All interpretations of the Plan by the Sr. Vice President, Human Resources and
determinations of the Sr. Vice President, Human Resources concerning the Plan's
administration and application will be final and binding upon all persons.

SECTION 17 EARLY RESOLUTIONS OF POTENTIAL CLAIMS

Employees will receive periodic statements and are encouraged to review the
statements carefully for accuracy. Any questions as to the correctness of the
statements should be raised in writing with the Human Resource Department of CMS
or the CMS Companies as soon as possible after a problem is discovered. The
statement will be reviewed and any inaccuracies discovered will be corrected, or
an explanation of why the statement is correct will be provided to the employee.

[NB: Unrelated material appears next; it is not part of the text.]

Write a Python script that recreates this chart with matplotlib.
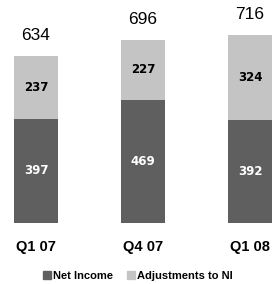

There will be a rebuttable presumption that if any statement has not been
disputed within 6 months of the date delivered to the employee, such statement
is correct in all particulars. This presumption may be rebutted by clear and
convincing evidence.

SECTION 18 COMPLIANCE WITH LAW

This Plan will be construed, whenever possible, to be in conformity with the
requirements of any applicable Federal law or law of the state of Michigan. The
Plan is not, however, subject to the Employee Retirement Income Security Act
(ERISA). The Plan may be amended to the extent deemed necessary or desirable due
to Federal law or law of the State of Michigan, including but not limited to
income tax laws.

SECTION 19 TERMINATION OF PLAN

This Plan will terminate on December 31, 2005. No distribution will be made to
any person, nor will any other benefits of any kind be payable to any person
under this Plan after December 31, 2005.